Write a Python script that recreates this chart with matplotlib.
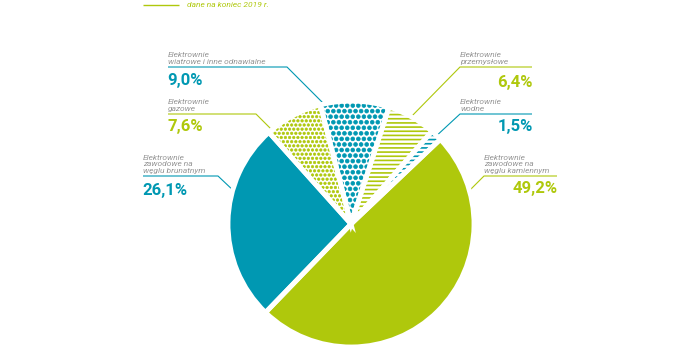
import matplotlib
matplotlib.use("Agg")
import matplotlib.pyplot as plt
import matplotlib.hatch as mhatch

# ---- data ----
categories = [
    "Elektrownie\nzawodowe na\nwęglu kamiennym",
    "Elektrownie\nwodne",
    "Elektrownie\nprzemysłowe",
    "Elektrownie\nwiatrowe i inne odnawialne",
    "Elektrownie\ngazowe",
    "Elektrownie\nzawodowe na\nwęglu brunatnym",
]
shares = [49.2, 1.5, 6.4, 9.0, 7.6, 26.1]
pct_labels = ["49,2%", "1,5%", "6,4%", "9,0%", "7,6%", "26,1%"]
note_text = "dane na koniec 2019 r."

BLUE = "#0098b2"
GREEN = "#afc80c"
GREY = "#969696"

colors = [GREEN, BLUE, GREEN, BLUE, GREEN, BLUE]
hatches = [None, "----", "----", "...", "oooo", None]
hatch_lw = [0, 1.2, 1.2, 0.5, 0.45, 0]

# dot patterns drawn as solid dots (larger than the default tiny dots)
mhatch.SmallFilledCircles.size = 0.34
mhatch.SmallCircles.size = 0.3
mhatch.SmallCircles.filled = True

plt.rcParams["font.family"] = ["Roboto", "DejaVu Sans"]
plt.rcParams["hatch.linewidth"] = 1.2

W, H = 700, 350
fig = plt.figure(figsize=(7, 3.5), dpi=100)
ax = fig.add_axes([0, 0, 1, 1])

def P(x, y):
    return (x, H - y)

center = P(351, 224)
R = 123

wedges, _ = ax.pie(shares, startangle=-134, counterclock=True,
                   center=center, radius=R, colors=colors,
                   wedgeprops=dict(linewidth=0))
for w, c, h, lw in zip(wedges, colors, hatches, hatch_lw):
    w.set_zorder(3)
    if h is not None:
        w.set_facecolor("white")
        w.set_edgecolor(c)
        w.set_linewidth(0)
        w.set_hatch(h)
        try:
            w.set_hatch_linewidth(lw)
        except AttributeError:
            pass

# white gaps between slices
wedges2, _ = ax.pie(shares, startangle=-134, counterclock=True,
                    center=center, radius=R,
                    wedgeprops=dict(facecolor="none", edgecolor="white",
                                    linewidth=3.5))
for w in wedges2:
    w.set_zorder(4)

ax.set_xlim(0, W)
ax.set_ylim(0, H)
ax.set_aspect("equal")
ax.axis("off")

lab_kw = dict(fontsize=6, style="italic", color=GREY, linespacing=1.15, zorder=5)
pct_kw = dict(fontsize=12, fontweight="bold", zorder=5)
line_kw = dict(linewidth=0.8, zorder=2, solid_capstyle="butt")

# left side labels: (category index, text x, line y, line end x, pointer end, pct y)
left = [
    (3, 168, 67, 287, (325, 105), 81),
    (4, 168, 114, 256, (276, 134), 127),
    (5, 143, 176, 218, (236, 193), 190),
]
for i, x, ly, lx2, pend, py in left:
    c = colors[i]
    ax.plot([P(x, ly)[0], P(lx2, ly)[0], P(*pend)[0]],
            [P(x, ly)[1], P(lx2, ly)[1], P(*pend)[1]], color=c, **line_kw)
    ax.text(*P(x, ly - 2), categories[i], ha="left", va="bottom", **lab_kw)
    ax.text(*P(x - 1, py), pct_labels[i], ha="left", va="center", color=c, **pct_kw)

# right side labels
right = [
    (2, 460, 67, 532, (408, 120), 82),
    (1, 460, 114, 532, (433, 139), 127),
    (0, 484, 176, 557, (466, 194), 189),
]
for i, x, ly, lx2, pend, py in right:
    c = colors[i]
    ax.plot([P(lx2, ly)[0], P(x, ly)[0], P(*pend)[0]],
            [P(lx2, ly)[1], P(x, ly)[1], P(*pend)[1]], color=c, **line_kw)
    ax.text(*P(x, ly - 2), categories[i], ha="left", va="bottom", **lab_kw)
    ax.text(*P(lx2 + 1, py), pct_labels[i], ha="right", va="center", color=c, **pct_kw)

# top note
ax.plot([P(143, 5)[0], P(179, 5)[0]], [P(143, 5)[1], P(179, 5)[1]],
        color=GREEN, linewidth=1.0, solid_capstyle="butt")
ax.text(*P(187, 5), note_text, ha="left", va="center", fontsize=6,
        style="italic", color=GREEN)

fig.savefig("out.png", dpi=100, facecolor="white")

______

*EXERCISE DESCRIPTION:* Leave out the pictures and print every line of the data exactly.

*FINAL ANSWER:*
Write a Python script that recreates this chart with matplotlib.
import matplotlib
matplotlib.use("Agg")
import matplotlib.pyplot as plt
import matplotlib.hatch as mhatch

# ---- data ----
categories = [
    "Elektrownie\nzawodowe na\nwęglu kamiennym",
    "Elektrownie\nwodne",
    "Elektrownie\nprzemysłowe",
    "Elektrownie\nwiatrowe i inne odnawialne",
    "Elektrownie\ngazowe",
    "Elektrownie\nzawodowe na\nwęglu brunatnym",
]
shares = [49.2, 1.5, 6.4, 9.0, 7.6, 26.1]
pct_labels = ["49,2%", "1,5%", "6,4%", "9,0%", "7,6%", "26,1%"]
note_text = "dane na koniec 2019 r."

BLUE = "#0098b2"
GREEN = "#afc80c"
GREY = "#969696"

colors = [GREEN, BLUE, GREEN, BLUE, GREEN, BLUE]
hatches = [None, "----", "----", "...", "oooo", None]
hatch_lw = [0, 1.2, 1.2, 0.5, 0.45, 0]

# dot patterns drawn as solid dots (larger than the default tiny dots)
mhatch.SmallFilledCircles.size = 0.34
mhatch.SmallCircles.size = 0.3
mhatch.SmallCircles.filled = True

plt.rcParams["font.family"] = ["Roboto", "DejaVu Sans"]
plt.rcParams["hatch.linewidth"] = 1.2

W, H = 700, 350
fig = plt.figure(figsize=(7, 3.5), dpi=100)
ax = fig.add_axes([0, 0, 1, 1])

def P(x, y):
    return (x, H - y)

center = P(351, 224)
R = 123

wedges, _ = ax.pie(shares, startangle=-134, counterclock=True,
                   center=center, radius=R, colors=colors,
                   wedgeprops=dict(linewidth=0))
for w, c, h, lw in zip(wedges, colors, hatches, hatch_lw):
    w.set_zorder(3)
    if h is not None:
        w.set_facecolor("white")
        w.set_edgecolor(c)
        w.set_linewidth(0)
        w.set_hatch(h)
        try:
            w.set_hatch_linewidth(lw)
        except AttributeError:
            pass

# white gaps between slices
wedges2, _ = ax.pie(shares, startangle=-134, counterclock=True,
                    center=center, radius=R,
                    wedgeprops=dict(facecolor="none", edgecolor="white",
                                    linewidth=3.5))
for w in wedges2:
    w.set_zorder(4)

ax.set_xlim(0, W)
ax.set_ylim(0, H)
ax.set_aspect("equal")
ax.axis("off")

lab_kw = dict(fontsize=6, style="italic", color=GREY, linespacing=1.15, zorder=5)
pct_kw = dict(fontsize=12, fontweight="bold", zorder=5)
line_kw = dict(linewidth=0.8, zorder=2, solid_capstyle="butt")

# left side labels: (category index, text x, line y, line end x, pointer end, pct y)
left = [
    (3, 168, 67, 287, (325, 105), 81),
    (4, 168, 114, 256, (276, 134), 127),
    (5, 143, 176, 218, (236, 193), 190),
]
for i, x, ly, lx2, pend, py in left:
    c = colors[i]
    ax.plot([P(x, ly)[0], P(lx2, ly)[0], P(*pend)[0]],
            [P(x, ly)[1], P(lx2, ly)[1], P(*pend)[1]], color=c, **line_kw)
    ax.text(*P(x, ly - 2), categories[i], ha="left", va="bottom", **lab_kw)
    ax.text(*P(x - 1, py), pct_labels[i], ha="left", va="center", color=c, **pct_kw)

# right side labels
right = [
    (2, 460, 67, 532, (408, 120), 82),
    (1, 460, 114, 532, (433, 139), 127),
    (0, 484, 176, 557, (466, 194), 189),
]
for i, x, ly, lx2, pend, py in right:
    c = colors[i]
    ax.plot([P(lx2, ly)[0], P(x, ly)[0], P(*pend)[0]],
            [P(lx2, ly)[1], P(x, ly)[1], P(*pend)[1]], color=c, **line_kw)
    ax.text(*P(x, ly - 2), categories[i], ha="left", va="bottom", **lab_kw)
    ax.text(*P(lx2 + 1, py), pct_labels[i], ha="right", va="center", color=c, **pct_kw)

# top note
ax.plot([P(143, 5)[0], P(179, 5)[0]], [P(143, 5)[1], P(179, 5)[1]],
        color=GREEN, linewidth=1.0, solid_capstyle="butt")
ax.text(*P(187, 5), note_text, ha="left", va="center", fontsize=6,
        style="italic", color=GREEN)

fig.savefig("out.png", dpi=100, facecolor="white")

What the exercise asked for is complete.